With the upcoming election, investors are closely watching proposals on capital gains taxes from both parties and how they could impact their investments. Democratic presidential nominee Vice President Kamala Harris recently proposed a 28% tax on long-term capital gains for individuals earning over $1 million annually, which is an increase from the current 20% rate. This proposal is different from President Joe Biden’s plan, which calls for a 39.6% tax on long-term capital gains for those earning over $1 million per year. In addition, Harris’ plan includes raising the net investment income tax (NIIT) from 3.8% to 5%.

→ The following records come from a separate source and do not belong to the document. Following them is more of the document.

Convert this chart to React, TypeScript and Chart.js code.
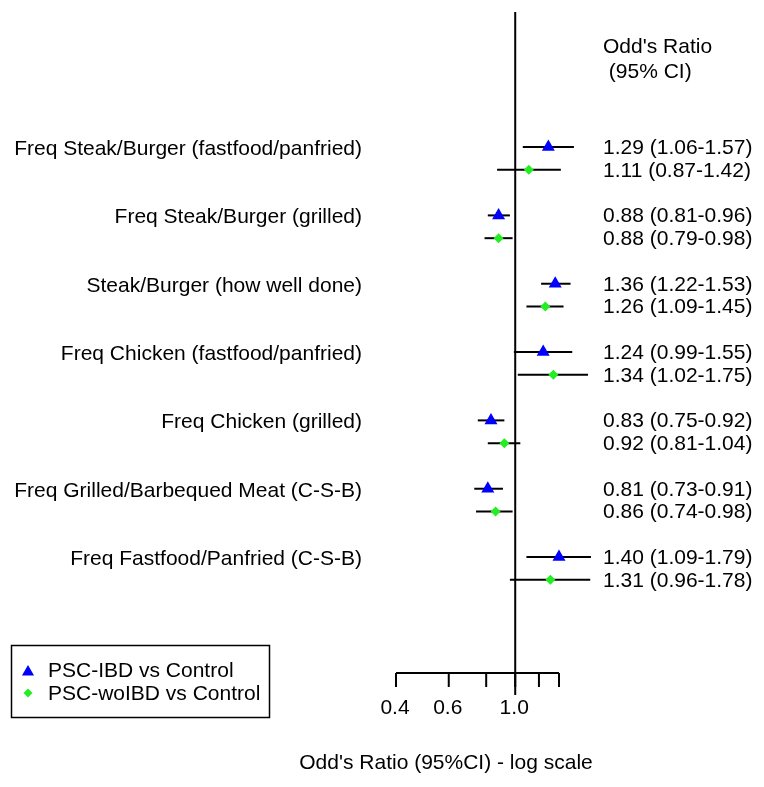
import React, { useEffect, useRef } from 'react';
import { Chart, registerables } from 'chart.js';

Chart.register(...registerables);

const categories = [
  'Freq Steak/Burger (fastfood/panfried)',
  'Freq Steak/Burger (grilled)',
  'Steak/Burger (how well done)',
  'Freq Chicken (fastfood/panfried)',
  'Freq Chicken (grilled)',
  'Freq Grilled/Barbequed Meat (C-S-B)',
  'Freq Fastfood/Panfried (C-S-B)',
];

const ibdOR = [1.29, 0.88, 1.36, 1.24, 0.83, 0.81, 1.4];
const ibdLow = [1.06, 0.81, 1.22, 0.99, 0.75, 0.73, 1.09];
const ibdHigh = [1.57, 0.96, 1.53, 1.55, 0.92, 0.91, 1.79];

const woOR = [1.11, 0.88, 1.26, 1.34, 0.92, 0.86, 1.31];
const woLow = [0.87, 0.79, 1.09, 1.02, 0.81, 0.74, 0.96];
const woHigh = [1.42, 0.98, 1.45, 1.75, 1.04, 0.98, 1.78];

const tickValues = [0.4, 0.6, 0.8, 1.0, 1.2, 1.4];
const tickLabels = ['0.4', '0.6', '', '1.0', '', ''];

const seriesNames = ['PSC-IBD vs Control', 'PSC-woIBD vs Control'];
const headerLines = ["Odd's Ratio", ' (95% CI)'];
const xTitle = "Odd's Ratio (95%CI) - log scale";

const BLUE = '#0000ff';
const GREEN = '#22ee22';
const FONT = '21px "Liberation Sans", Arial, Helvetica, sans-serif';

const fmt = (v: number) => v.toFixed(2);

export default function App() {
  const ref = useRef<HTMLCanvasElement>(null);

  useEffect(() => {
    if (!ref.current) return;

    const ibdPts = ibdOR.map((v, i) => ({ x: v, y: i * 3 }));
    const woPts = woOR.map((v, i) => ({ x: v, y: i * 3 + 1 }));

    const forestPlugin = {
      id: 'forest',
      beforeDatasetsDraw(chart: any) {
        const { ctx, scales, chartArea } = chart;
        const x = scales.x;
        const y = scales.y;
        ctx.save();
        ctx.strokeStyle = '#000';
        ctx.fillStyle = '#000';
        ctx.lineWidth = 2;
        ctx.lineCap = 'butt';

        // reference line at OR = 1
        const x1 = x.getPixelForValue(1);
        ctx.beginPath();
        ctx.moveTo(x1, chartArea.top);
        ctx.lineTo(x1, chartArea.bottom + 22);
        ctx.stroke();

        // confidence intervals
        const ci = (lo: number, hi: number, yv: number) => {
          const py = y.getPixelForValue(yv);
          ctx.beginPath();
          ctx.moveTo(x.getPixelForValue(lo), py);
          ctx.lineTo(x.getPixelForValue(hi), py);
          ctx.stroke();
        };
        categories.forEach((_, i) => {
          ci(ibdLow[i], ibdHigh[i], i * 3);
          ci(woLow[i], woHigh[i], i * 3 + 1);
        });

        // x axis
        const axY = chartArea.bottom;
        ctx.beginPath();
        ctx.moveTo(x.getPixelForValue(tickValues[0]), axY);
        ctx.lineTo(x.getPixelForValue(tickValues[tickValues.length - 1]), axY);
        ctx.stroke();
        ctx.font = FONT;
        ctx.textAlign = 'center';
        ctx.textBaseline = 'middle';
        tickValues.forEach((t, i) => {
          const px = x.getPixelForValue(t);
          ctx.beginPath();
          ctx.moveTo(px, axY);
          ctx.lineTo(px, axY + 14);
          ctx.stroke();
          if (tickLabels[i]) ctx.fillText(tickLabels[i], px - 1, axY + 35);
        });

        // axis title
        ctx.fillText(xTitle, 446, 763);

        // category labels
        ctx.textAlign = 'right';
        categories.forEach((c, i) => {
          ctx.fillText(c, 362, y.getPixelForValue(i * 3) + 2);
        });

        // OR text column
        ctx.textAlign = 'left';
        categories.forEach((_, i) => {
          ctx.fillText(
            `${fmt(ibdOR[i])} (${fmt(ibdLow[i])}-${fmt(ibdHigh[i])})`,
            603,
            y.getPixelForValue(i * 3) + 1
          );
          ctx.fillText(
            `${fmt(woOR[i])} (${fmt(woLow[i])}-${fmt(woHigh[i])})`,
            603,
            y.getPixelForValue(i * 3 + 1) + 1
          );
        });
        ctx.fillText(headerLines[0], 603, 47);
        ctx.fillText(headerLines[1], 603, 72);

        // legend
        ctx.lineWidth = 1.5;
        ctx.strokeRect(11.5, 645.5, 258, 72);
        ctx.fillStyle = BLUE;
        ctx.beginPath();
        const r = 7;
        ctx.moveTo(28, 672 - r);
        ctx.lineTo(28 + r * 0.866, 672 + r * 0.5);
        ctx.lineTo(28 - r * 0.866, 672 + r * 0.5);
        ctx.closePath();
        ctx.fill();
        ctx.fillStyle = GREEN;
        ctx.beginPath();
        const d = 4.5;
        ctx.moveTo(28, 693 - d);
        ctx.lineTo(28 + d, 693);
        ctx.lineTo(28, 693 + d);
        ctx.lineTo(28 - d, 693);
        ctx.closePath();
        ctx.fill();
        ctx.fillStyle = '#000';
        ctx.fillText(seriesNames[0], 48, 671);
        ctx.fillText(seriesNames[1], 48, 694);

        ctx.restore();
      },
    };

    const chart = new Chart(ref.current, {
      type: 'scatter',
      data: {
        datasets: [
          {
            label: seriesNames[0],
            data: ibdPts,
            pointStyle: 'triangle',
            pointRadius: 7.5,
            backgroundColor: BLUE,
            borderColor: BLUE,
            borderWidth: 0,
            clip: false,
          },
          {
            label: seriesNames[1],
            data: woPts,
            pointStyle: 'rectRot',
            pointRadius: 5,
            backgroundColor: GREEN,
            borderColor: GREEN,
            borderWidth: 0,
            clip: false,
          },
        ],
      },
      options: {
        responsive: false,
        animation: false,
        devicePixelRatio: 1,
        layout: { padding: { left: 396, right: 764 - 559, top: 12, bottom: 787 - 673 } },
        plugins: { legend: { display: false }, tooltip: { enabled: false } },
        scales: {
          x: { type: 'logarithmic', min: 0.4, max: 1.4, display: false },
          y: { type: 'linear', min: -5.93, max: 23.09, reverse: true, display: false },
        },
      },
      plugins: [forestPlugin],
    } as any);

    return () => chart.destroy();
  }, []);

  return (
    <div style={{ position: 'absolute', left: 0, top: 0, width: 764, height: 787, background: '#fff' }}>
      <canvas ref={ref} width={764} height={787} style={{ display: 'block' }} />
    </div>
  );
}
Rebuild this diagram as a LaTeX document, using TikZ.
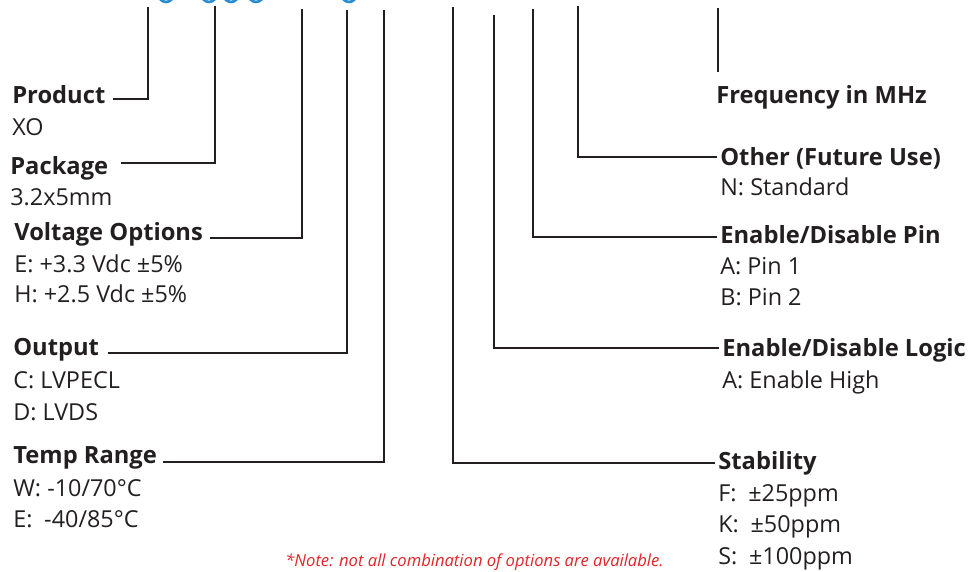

On the other hand, former President Donald Trump has shown broad support for tax cuts but has not specified a proposal for capital gains taxes. The Heritage Foundation, along with other conservative organizations, developed a plan called Project 2025, which suggests a 15% tax rate for capital gains and dividends, as well as the elimination of the NIIT.
Any changes to capital gains tax rates would require congressional approval, and with the uncertainty of who will control the House and Senate, the outcome remains unknown. To provide some historical context, capital gains tax rates have generally been lower than ordinary income tax rates in recent decades. If enacted, Harris’ proposed 33% combined capital gains rate for top earners would be the highest since 1978.
It’s important for investors to consider the potential “lock-in effect” of capital gains taxes, where higher rates or expectations of lower future rates may influence their decision to sell assets. While proposals for taxing unrealized gains have been discussed, they have not gained widespread support in Congress.